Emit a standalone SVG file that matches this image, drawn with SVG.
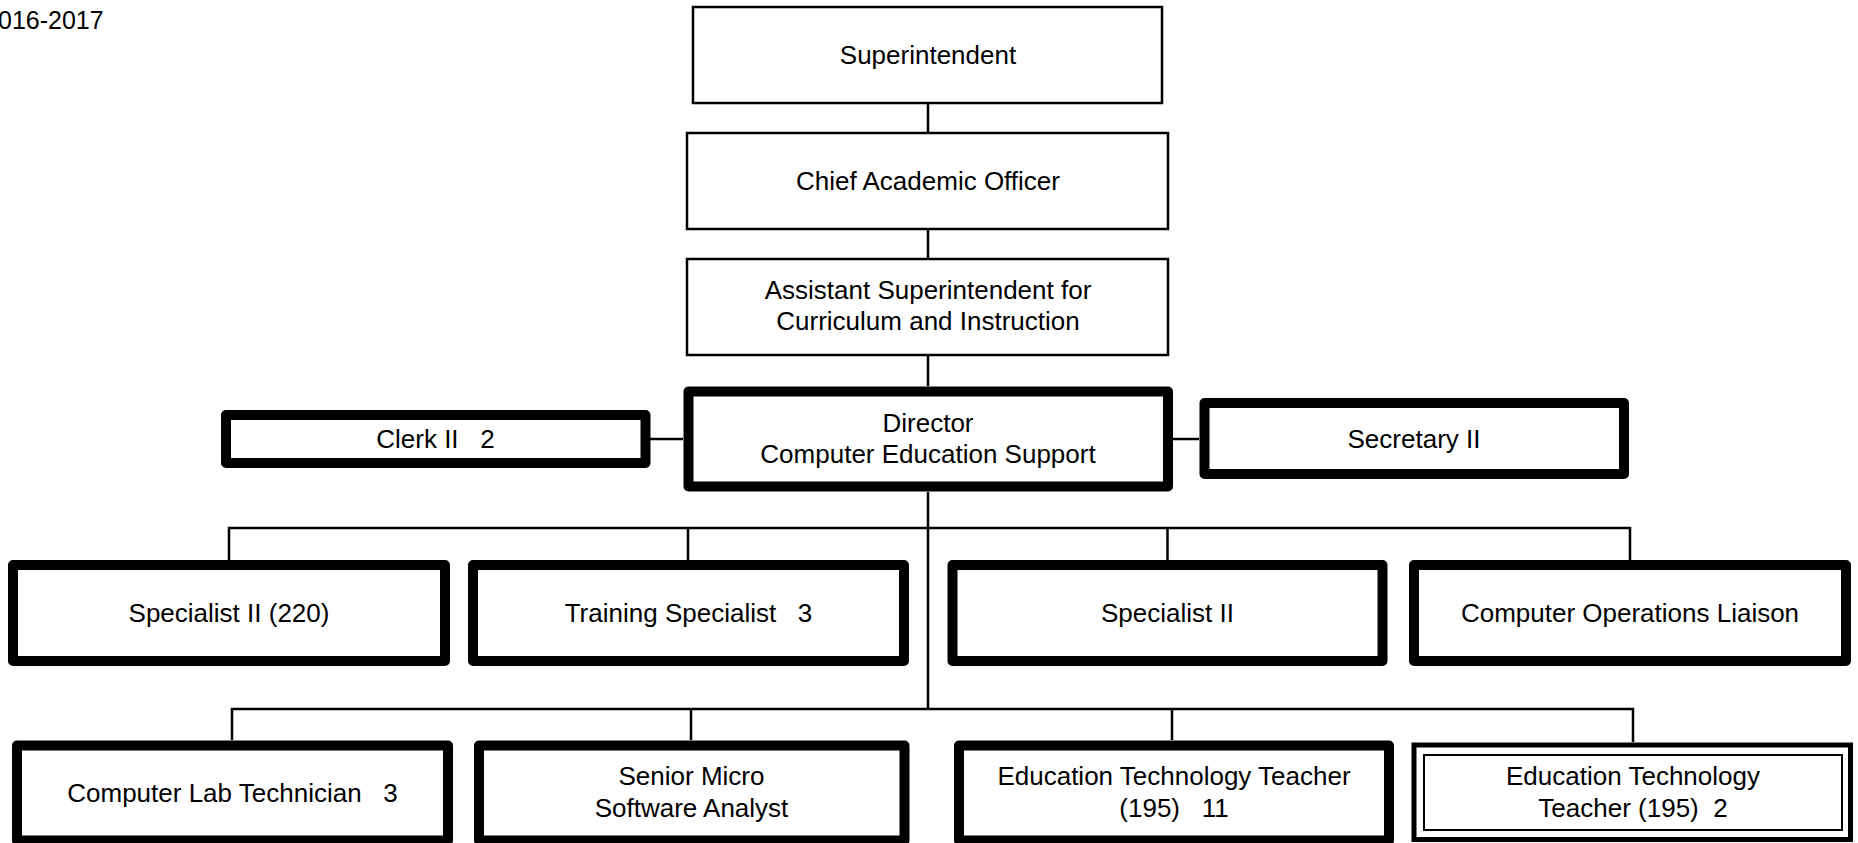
<svg xmlns="http://www.w3.org/2000/svg" width="1858" height="843" viewBox="0 0 1858 843">
<style>
  text { font-family: "Liberation Sans", Arial, sans-serif; font-size: 26px; fill: #000; text-anchor: middle; white-space: pre; }
  .thin { fill: #fff; stroke: #000; stroke-width: 2.5; }
  .thick { fill: #fff; stroke: #000; stroke-width: 10; stroke-linejoin: round; }
  .dbl-out { fill: #fff; stroke: #000; stroke-width: 5; }
  .dbl-in { fill: none; stroke: #000; stroke-width: 2; }
  .conn { fill: none; stroke: #000; stroke-width: 2.5; }
  .title { text-anchor: start; font-size: 25px; }
</style>
<rect width="1858" height="843" fill="#fff"/>
<text class="title" x="-2" y="29">016-2017</text>
<g id="connectors">
  <path class="conn" d="M928 103V133M928 229V259M928 355V386M928 492V709"/>
  <path class="conn" d="M650 439H683M1173 439H1199"/>
  <path class="conn" d="M229 560V528H1630V560M688 528V560M1167.5 528V560"/>
  <path class="conn" d="M232 740V709H1633V742M691 709V740M1172 709V740"/>
</g>
<g id="superintendent">
  <rect class="thin" x="693" y="7" width="469" height="96"/>
  <text x="928" y="64">Superintendent</text>
</g>
<g id="chief-academic-officer">
  <rect class="thin" x="687" y="133" width="481" height="96"/>
  <text x="928" y="190">Chief Academic Officer</text>
</g>
<g id="assistant-superintendent">
  <rect class="thin" x="687" y="259" width="481" height="96"/>
  <text x="928" y="299">Assistant Superintendent for</text>
  <text x="928" y="330">Curriculum and Instruction</text>
</g>
<g id="director">
  <rect class="thick" x="688.5" y="391.5" width="479.5" height="95" stroke-width="11"/>
  <text x="928" y="432">Director</text>
  <text x="928" y="463">Computer Education Support</text>
</g>
<g id="clerk">
  <rect class="thick" x="226" y="415" width="419.5" height="48"/>
  <text x="435.5" y="448">Clerk II   2</text>
</g>
<g id="secretary">
  <rect class="thick" x="1204.5" y="403" width="419.5" height="71"/>
  <text x="1414" y="448">Secretary II</text>
</g>
<g id="specialist-220">
  <rect class="thick" x="13" y="565" width="432" height="96"/>
  <text x="229" y="622">Specialist II (220)</text>
</g>
<g id="training-specialist">
  <rect class="thick" x="473" y="565" width="431" height="96"/>
  <text x="688.5" y="622">Training Specialist   3</text>
</g>
<g id="specialist-ii">
  <rect class="thick" x="952.5" y="565" width="430" height="96"/>
  <text x="1167.5" y="622">Specialist II</text>
</g>
<g id="computer-operations-liaison">
  <rect class="thick" x="1414" y="565" width="432" height="96"/>
  <text x="1630" y="622">Computer Operations Liaison</text>
</g>
<g id="computer-lab-technician">
  <rect class="thick" x="17" y="745.5" width="431" height="95" stroke-width="11"/>
  <text x="232.5" y="802">Computer Lab Technician   3</text>
</g>
<g id="senior-micro-software-analyst">
  <rect class="thick" x="479" y="745.5" width="425.5" height="95" stroke-width="11"/>
  <text x="691.5" y="785">Senior Micro</text>
  <text x="691.5" y="817">Software Analyst</text>
</g>
<g id="education-technology-teacher-11">
  <rect class="thick" x="959" y="745.5" width="430" height="95" stroke-width="11"/>
  <text x="1174" y="785">Education Technology Teacher</text>
  <text x="1174" y="817">(195)   11</text>
</g>
<g id="education-technology-teacher-2">
  <rect class="dbl-out" x="1414" y="745" width="436.5" height="94.5"/>
  <rect class="dbl-in" x="1424" y="755" width="418" height="75"/>
  <text x="1633" y="785">Education Technology</text>
  <text x="1633" y="817">Teacher (195)  2</text>
</g>
</svg>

|---|

#### [Directions]
In your copy, leave out the pictures and reproduce the material above exactly.

#### [Solved exercise]
Emit a standalone SVG file that matches this image, drawn with SVG.
<svg xmlns="http://www.w3.org/2000/svg" width="1858" height="843" viewBox="0 0 1858 843">
<style>
  text { font-family: "Liberation Sans", Arial, sans-serif; font-size: 26px; fill: #000; text-anchor: middle; white-space: pre; }
  .thin { fill: #fff; stroke: #000; stroke-width: 2.5; }
  .thick { fill: #fff; stroke: #000; stroke-width: 10; stroke-linejoin: round; }
  .dbl-out { fill: #fff; stroke: #000; stroke-width: 5; }
  .dbl-in { fill: none; stroke: #000; stroke-width: 2; }
  .conn { fill: none; stroke: #000; stroke-width: 2.5; }
  .title { text-anchor: start; font-size: 25px; }
</style>
<rect width="1858" height="843" fill="#fff"/>
<text class="title" x="-2" y="29">016-2017</text>
<g id="connectors">
  <path class="conn" d="M928 103V133M928 229V259M928 355V386M928 492V709"/>
  <path class="conn" d="M650 439H683M1173 439H1199"/>
  <path class="conn" d="M229 560V528H1630V560M688 528V560M1167.5 528V560"/>
  <path class="conn" d="M232 740V709H1633V742M691 709V740M1172 709V740"/>
</g>
<g id="superintendent">
  <rect class="thin" x="693" y="7" width="469" height="96"/>
  <text x="928" y="64">Superintendent</text>
</g>
<g id="chief-academic-officer">
  <rect class="thin" x="687" y="133" width="481" height="96"/>
  <text x="928" y="190">Chief Academic Officer</text>
</g>
<g id="assistant-superintendent">
  <rect class="thin" x="687" y="259" width="481" height="96"/>
  <text x="928" y="299">Assistant Superintendent for</text>
  <text x="928" y="330">Curriculum and Instruction</text>
</g>
<g id="director">
  <rect class="thick" x="688.5" y="391.5" width="479.5" height="95" stroke-width="11"/>
  <text x="928" y="432">Director</text>
  <text x="928" y="463">Computer Education Support</text>
</g>
<g id="clerk">
  <rect class="thick" x="226" y="415" width="419.5" height="48"/>
  <text x="435.5" y="448">Clerk II   2</text>
</g>
<g id="secretary">
  <rect class="thick" x="1204.5" y="403" width="419.5" height="71"/>
  <text x="1414" y="448">Secretary II</text>
</g>
<g id="specialist-220">
  <rect class="thick" x="13" y="565" width="432" height="96"/>
  <text x="229" y="622">Specialist II (220)</text>
</g>
<g id="training-specialist">
  <rect class="thick" x="473" y="565" width="431" height="96"/>
  <text x="688.5" y="622">Training Specialist   3</text>
</g>
<g id="specialist-ii">
  <rect class="thick" x="952.5" y="565" width="430" height="96"/>
  <text x="1167.5" y="622">Specialist II</text>
</g>
<g id="computer-operations-liaison">
  <rect class="thick" x="1414" y="565" width="432" height="96"/>
  <text x="1630" y="622">Computer Operations Liaison</text>
</g>
<g id="computer-lab-technician">
  <rect class="thick" x="17" y="745.5" width="431" height="95" stroke-width="11"/>
  <text x="232.5" y="802">Computer Lab Technician   3</text>
</g>
<g id="senior-micro-software-analyst">
  <rect class="thick" x="479" y="745.5" width="425.5" height="95" stroke-width="11"/>
  <text x="691.5" y="785">Senior Micro</text>
  <text x="691.5" y="817">Software Analyst</text>
</g>
<g id="education-technology-teacher-11">
  <rect class="thick" x="959" y="745.5" width="430" height="95" stroke-width="11"/>
  <text x="1174" y="785">Education Technology Teacher</text>
  <text x="1174" y="817">(195)   11</text>
</g>
<g id="education-technology-teacher-2">
  <rect class="dbl-out" x="1414" y="745" width="436.5" height="94.5"/>
  <rect class="dbl-in" x="1424" y="755" width="418" height="75"/>
  <text x="1633" y="785">Education Technology</text>
  <text x="1633" y="817">Teacher (195)  2</text>
</g>
</svg>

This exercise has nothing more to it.